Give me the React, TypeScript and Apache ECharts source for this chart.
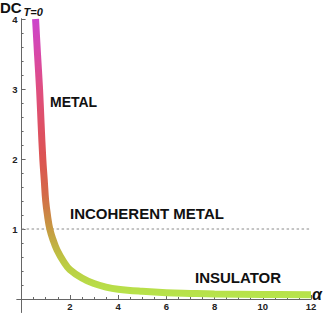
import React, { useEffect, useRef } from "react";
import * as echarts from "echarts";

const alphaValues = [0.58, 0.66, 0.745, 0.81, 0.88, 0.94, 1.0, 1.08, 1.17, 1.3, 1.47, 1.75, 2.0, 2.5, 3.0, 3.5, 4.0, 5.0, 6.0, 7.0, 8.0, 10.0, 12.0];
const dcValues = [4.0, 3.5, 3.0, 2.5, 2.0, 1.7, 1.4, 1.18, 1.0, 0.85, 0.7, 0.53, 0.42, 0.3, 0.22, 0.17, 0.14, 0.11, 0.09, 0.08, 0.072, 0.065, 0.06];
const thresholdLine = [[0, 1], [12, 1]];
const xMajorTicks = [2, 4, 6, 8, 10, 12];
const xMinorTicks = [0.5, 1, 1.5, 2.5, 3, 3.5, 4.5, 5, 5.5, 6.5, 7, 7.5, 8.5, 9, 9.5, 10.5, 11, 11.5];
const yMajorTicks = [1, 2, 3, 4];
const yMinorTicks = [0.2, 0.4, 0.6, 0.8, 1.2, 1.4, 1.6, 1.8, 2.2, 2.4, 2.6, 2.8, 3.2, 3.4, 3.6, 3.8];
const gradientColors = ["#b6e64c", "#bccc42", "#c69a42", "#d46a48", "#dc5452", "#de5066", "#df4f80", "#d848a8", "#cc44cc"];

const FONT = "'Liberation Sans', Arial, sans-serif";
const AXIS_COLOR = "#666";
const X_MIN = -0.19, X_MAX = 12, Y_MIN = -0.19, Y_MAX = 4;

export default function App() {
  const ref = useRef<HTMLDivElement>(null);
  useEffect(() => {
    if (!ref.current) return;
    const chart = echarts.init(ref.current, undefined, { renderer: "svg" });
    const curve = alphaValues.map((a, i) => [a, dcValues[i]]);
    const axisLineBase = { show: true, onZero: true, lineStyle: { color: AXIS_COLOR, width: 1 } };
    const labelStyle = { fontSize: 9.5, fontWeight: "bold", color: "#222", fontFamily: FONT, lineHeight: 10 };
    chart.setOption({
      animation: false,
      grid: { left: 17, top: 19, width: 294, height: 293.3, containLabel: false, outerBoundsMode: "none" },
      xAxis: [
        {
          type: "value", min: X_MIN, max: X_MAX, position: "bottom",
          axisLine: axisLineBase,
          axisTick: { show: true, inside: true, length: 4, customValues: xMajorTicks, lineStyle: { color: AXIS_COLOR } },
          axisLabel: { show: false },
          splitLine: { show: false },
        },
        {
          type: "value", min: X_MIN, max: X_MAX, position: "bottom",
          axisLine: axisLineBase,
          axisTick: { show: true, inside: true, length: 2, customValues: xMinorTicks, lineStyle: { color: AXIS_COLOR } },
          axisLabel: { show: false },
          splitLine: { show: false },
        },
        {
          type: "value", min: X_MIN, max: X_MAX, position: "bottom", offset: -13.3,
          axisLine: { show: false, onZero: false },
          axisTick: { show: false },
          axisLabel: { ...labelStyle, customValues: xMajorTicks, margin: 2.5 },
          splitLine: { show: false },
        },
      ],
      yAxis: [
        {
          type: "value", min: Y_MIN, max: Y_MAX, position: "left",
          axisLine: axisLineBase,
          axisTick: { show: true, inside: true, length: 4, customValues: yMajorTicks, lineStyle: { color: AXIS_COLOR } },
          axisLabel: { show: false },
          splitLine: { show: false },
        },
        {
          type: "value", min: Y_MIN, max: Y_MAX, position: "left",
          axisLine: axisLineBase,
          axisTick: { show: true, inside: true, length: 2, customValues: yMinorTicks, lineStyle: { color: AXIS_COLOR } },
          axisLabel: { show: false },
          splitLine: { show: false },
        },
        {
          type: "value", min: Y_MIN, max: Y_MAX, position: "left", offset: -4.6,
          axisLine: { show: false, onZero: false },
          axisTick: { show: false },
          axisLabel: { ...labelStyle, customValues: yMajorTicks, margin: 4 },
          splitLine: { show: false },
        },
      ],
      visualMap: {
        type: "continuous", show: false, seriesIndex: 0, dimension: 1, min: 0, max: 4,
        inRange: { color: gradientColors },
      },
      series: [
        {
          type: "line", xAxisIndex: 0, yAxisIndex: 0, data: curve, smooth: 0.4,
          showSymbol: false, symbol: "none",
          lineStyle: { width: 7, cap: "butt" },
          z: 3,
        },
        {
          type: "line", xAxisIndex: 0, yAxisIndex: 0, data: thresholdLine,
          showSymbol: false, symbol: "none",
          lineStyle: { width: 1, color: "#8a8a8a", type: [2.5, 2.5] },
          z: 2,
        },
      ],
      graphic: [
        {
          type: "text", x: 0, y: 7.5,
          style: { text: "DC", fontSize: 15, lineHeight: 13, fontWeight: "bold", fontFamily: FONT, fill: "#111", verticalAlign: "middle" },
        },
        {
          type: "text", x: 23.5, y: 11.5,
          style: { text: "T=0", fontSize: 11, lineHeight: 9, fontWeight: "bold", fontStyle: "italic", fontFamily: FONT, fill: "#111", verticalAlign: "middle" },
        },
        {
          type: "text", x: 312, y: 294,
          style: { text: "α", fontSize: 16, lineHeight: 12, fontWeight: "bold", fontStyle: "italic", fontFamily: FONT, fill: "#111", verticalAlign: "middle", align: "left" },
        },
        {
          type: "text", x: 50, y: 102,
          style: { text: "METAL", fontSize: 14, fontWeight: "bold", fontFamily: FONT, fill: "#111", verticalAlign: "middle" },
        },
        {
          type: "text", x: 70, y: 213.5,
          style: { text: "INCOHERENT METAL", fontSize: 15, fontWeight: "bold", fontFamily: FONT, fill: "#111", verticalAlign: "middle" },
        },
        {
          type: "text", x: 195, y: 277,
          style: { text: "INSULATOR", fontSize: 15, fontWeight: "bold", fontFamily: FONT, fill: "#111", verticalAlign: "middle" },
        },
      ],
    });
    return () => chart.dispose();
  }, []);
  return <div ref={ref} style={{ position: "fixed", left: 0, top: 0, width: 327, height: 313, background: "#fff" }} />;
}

=== WHAT THE EXERCISE ASKS ===
Gather each line in the data that holds the string "React".

=== EXERCISE SOLUTION ===
Give me the React, TypeScript and Apache ECharts source for this chart.
import React, { useEffect, useRef } from "react";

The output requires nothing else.